» **Job**
Return each line of the data below verbatim; pictures are to be left out.

» **Recorded information**
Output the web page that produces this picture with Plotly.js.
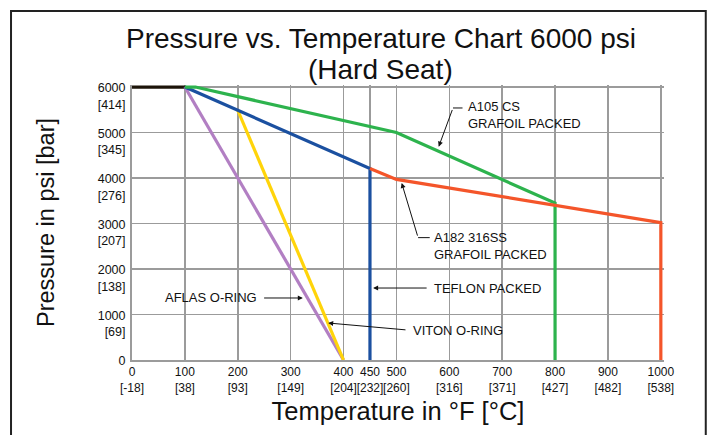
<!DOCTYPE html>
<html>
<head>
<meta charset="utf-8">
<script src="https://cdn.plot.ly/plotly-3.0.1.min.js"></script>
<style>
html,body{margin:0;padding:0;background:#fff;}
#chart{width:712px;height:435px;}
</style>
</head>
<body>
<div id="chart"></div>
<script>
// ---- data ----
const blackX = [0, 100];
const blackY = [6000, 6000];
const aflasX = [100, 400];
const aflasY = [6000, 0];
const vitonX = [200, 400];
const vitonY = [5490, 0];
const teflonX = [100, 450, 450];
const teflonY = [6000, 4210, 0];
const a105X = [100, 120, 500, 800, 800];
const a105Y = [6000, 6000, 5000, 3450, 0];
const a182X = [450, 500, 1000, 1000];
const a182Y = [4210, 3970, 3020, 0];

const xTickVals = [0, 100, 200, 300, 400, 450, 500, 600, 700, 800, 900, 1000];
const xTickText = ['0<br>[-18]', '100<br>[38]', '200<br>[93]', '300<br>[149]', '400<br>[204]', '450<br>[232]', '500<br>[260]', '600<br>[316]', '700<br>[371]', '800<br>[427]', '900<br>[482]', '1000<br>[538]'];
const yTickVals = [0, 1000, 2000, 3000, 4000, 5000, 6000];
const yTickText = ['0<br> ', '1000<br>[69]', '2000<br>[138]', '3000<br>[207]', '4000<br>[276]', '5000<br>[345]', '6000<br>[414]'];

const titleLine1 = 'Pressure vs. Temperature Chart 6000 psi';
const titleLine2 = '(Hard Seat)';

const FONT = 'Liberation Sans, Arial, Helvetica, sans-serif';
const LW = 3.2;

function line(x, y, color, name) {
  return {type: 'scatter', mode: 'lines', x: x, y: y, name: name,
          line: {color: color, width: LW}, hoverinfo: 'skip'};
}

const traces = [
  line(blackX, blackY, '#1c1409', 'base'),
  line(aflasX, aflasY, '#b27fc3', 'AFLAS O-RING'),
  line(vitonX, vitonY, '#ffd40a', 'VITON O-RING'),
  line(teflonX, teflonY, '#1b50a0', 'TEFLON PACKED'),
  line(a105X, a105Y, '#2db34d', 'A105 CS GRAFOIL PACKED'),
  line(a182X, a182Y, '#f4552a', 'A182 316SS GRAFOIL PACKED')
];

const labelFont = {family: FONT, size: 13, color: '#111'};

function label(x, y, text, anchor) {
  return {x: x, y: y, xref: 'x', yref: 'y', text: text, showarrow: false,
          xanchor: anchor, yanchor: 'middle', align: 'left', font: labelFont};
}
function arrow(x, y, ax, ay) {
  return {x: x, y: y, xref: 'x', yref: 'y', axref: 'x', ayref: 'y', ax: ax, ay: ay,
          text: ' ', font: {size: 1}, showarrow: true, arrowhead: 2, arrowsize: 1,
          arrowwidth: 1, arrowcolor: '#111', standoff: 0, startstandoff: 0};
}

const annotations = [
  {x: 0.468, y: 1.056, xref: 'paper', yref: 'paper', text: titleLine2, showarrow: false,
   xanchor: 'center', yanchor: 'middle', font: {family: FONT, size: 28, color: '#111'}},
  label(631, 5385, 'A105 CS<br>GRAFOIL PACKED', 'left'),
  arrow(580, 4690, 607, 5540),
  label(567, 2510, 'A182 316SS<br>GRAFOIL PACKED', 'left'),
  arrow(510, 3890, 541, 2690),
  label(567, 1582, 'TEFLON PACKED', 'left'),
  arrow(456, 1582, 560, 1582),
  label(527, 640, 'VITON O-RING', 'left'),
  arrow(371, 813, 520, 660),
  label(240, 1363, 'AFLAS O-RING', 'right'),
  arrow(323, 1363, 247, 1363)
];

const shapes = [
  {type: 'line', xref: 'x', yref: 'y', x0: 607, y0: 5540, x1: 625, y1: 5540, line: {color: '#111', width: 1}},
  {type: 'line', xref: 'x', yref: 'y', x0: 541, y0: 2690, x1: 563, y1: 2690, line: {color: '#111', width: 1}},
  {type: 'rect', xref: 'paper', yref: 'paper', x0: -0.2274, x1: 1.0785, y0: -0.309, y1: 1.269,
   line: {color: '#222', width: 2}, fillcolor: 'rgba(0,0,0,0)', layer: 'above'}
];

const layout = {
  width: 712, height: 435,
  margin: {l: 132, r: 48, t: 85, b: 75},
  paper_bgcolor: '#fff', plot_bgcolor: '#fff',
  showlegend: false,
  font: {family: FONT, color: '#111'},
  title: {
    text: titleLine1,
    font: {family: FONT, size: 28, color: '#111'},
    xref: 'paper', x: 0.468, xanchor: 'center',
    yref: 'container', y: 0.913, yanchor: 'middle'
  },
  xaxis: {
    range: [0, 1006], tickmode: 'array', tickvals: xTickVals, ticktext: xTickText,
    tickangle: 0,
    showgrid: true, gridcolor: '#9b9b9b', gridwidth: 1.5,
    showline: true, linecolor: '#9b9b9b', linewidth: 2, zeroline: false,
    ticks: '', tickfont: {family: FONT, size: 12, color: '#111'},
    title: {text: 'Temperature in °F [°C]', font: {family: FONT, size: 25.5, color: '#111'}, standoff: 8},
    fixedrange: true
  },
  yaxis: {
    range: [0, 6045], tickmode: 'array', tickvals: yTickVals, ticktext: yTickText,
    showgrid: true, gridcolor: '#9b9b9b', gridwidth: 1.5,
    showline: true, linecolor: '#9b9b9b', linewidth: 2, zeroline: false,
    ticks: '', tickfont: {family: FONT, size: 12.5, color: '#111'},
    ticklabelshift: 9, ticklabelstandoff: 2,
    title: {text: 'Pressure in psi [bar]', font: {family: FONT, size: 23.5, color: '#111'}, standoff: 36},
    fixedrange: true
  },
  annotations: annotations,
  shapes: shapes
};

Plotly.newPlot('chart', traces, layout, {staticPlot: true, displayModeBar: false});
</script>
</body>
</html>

» **Result**
Output the web page that produces this picture with Plotly.js.
<!DOCTYPE html>
<html>
<head>
<meta charset="utf-8">
<script src="https://cdn.plot.ly/plotly-3.0.1.min.js"></script>
<style>
html,body{margin:0;padding:0;background:#fff;}
#chart{width:712px;height:435px;}
</style>
</head>
<body>
<div id="chart"></div>
<script>
// ---- data ----
const blackX = [0, 100];
const blackY = [6000, 6000];
const aflasX = [100, 400];
const aflasY = [6000, 0];
const vitonX = [200, 400];
const vitonY = [5490, 0];
const teflonX = [100, 450, 450];
const teflonY = [6000, 4210, 0];
const a105X = [100, 120, 500, 800, 800];
const a105Y = [6000, 6000, 5000, 3450, 0];
const a182X = [450, 500, 1000, 1000];
const a182Y = [4210, 3970, 3020, 0];

const xTickVals = [0, 100, 200, 300, 400, 450, 500, 600, 700, 800, 900, 1000];
const xTickText = ['0<br>[-18]', '100<br>[38]', '200<br>[93]', '300<br>[149]', '400<br>[204]', '450<br>[232]', '500<br>[260]', '600<br>[316]', '700<br>[371]', '800<br>[427]', '900<br>[482]', '1000<br>[538]'];
const yTickVals = [0, 1000, 2000, 3000, 4000, 5000, 6000];
const yTickText = ['0<br> ', '1000<br>[69]', '2000<br>[138]', '3000<br>[207]', '4000<br>[276]', '5000<br>[345]', '6000<br>[414]'];

const titleLine1 = 'Pressure vs. Temperature Chart 6000 psi';
const titleLine2 = '(Hard Seat)';

const FONT = 'Liberation Sans, Arial, Helvetica, sans-serif';
const LW = 3.2;

function line(x, y, color, name) {
  return {type: 'scatter', mode: 'lines', x: x, y: y, name: name,
          line: {color: color, width: LW}, hoverinfo: 'skip'};
}

const traces = [
  line(blackX, blackY, '#1c1409', 'base'),
  line(aflasX, aflasY, '#b27fc3', 'AFLAS O-RING'),
  line(vitonX, vitonY, '#ffd40a', 'VITON O-RING'),
  line(teflonX, teflonY, '#1b50a0', 'TEFLON PACKED'),
  line(a105X, a105Y, '#2db34d', 'A105 CS GRAFOIL PACKED'),
  line(a182X, a182Y, '#f4552a', 'A182 316SS GRAFOIL PACKED')
];

const labelFont = {family: FONT, size: 13, color: '#111'};

function label(x, y, text, anchor) {
  return {x: x, y: y, xref: 'x', yref: 'y', text: text, showarrow: false,
          xanchor: anchor, yanchor: 'middle', align: 'left', font: labelFont};
}
function arrow(x, y, ax, ay) {
  return {x: x, y: y, xref: 'x', yref: 'y', axref: 'x', ayref: 'y', ax: ax, ay: ay,
          text: ' ', font: {size: 1}, showarrow: true, arrowhead: 2, arrowsize: 1,
          arrowwidth: 1, arrowcolor: '#111', standoff: 0, startstandoff: 0};
}

const annotations = [
  {x: 0.468, y: 1.056, xref: 'paper', yref: 'paper', text: titleLine2, showarrow: false,
   xanchor: 'center', yanchor: 'middle', font: {family: FONT, size: 28, color: '#111'}},
  label(631, 5385, 'A105 CS<br>GRAFOIL PACKED', 'left'),
  arrow(580, 4690, 607, 5540),
  label(567, 2510, 'A182 316SS<br>GRAFOIL PACKED', 'left'),
  arrow(510, 3890, 541, 2690),
  label(567, 1582, 'TEFLON PACKED', 'left'),
  arrow(456, 1582, 560, 1582),
  label(527, 640, 'VITON O-RING', 'left'),
  arrow(371, 813, 520, 660),
  label(240, 1363, 'AFLAS O-RING', 'right'),
  arrow(323, 1363, 247, 1363)
];

const shapes = [
  {type: 'line', xref: 'x', yref: 'y', x0: 607, y0: 5540, x1: 625, y1: 5540, line: {color: '#111', width: 1}},
  {type: 'line', xref: 'x', yref: 'y', x0: 541, y0: 2690, x1: 563, y1: 2690, line: {color: '#111', width: 1}},
  {type: 'rect', xref: 'paper', yref: 'paper', x0: -0.2274, x1: 1.0785, y0: -0.309, y1: 1.269,
   line: {color: '#222', width: 2}, fillcolor: 'rgba(0,0,0,0)', layer: 'above'}
];

const layout = {
  width: 712, height: 435,
  margin: {l: 132, r: 48, t: 85, b: 75},
  paper_bgcolor: '#fff', plot_bgcolor: '#fff',
  showlegend: false,
  font: {family: FONT, color: '#111'},
  title: {
    text: titleLine1,
    font: {family: FONT, size: 28, color: '#111'},
    xref: 'paper', x: 0.468, xanchor: 'center',
    yref: 'container', y: 0.913, yanchor: 'middle'
  },
  xaxis: {
    range: [0, 1006], tickmode: 'array', tickvals: xTickVals, ticktext: xTickText,
    tickangle: 0,
    showgrid: true, gridcolor: '#9b9b9b', gridwidth: 1.5,
    showline: true, linecolor: '#9b9b9b', linewidth: 2, zeroline: false,
    ticks: '', tickfont: {family: FONT, size: 12, color: '#111'},
    title: {text: 'Temperature in °F [°C]', font: {family: FONT, size: 25.5, color: '#111'}, standoff: 8},
    fixedrange: true
  },
  yaxis: {
    range: [0, 6045], tickmode: 'array', tickvals: yTickVals, ticktext: yTickText,
    showgrid: true, gridcolor: '#9b9b9b', gridwidth: 1.5,
    showline: true, linecolor: '#9b9b9b', linewidth: 2, zeroline: false,
    ticks: '', tickfont: {family: FONT, size: 12.5, color: '#111'},
    ticklabelshift: 9, ticklabelstandoff: 2,
    title: {text: 'Pressure in psi [bar]', font: {family: FONT, size: 23.5, color: '#111'}, standoff: 36},
    fixedrange: true
  },
  annotations: annotations,
  shapes: shapes
};

Plotly.newPlot('chart', traces, layout, {staticPlot: true, displayModeBar: false});
</script>
</body>
</html>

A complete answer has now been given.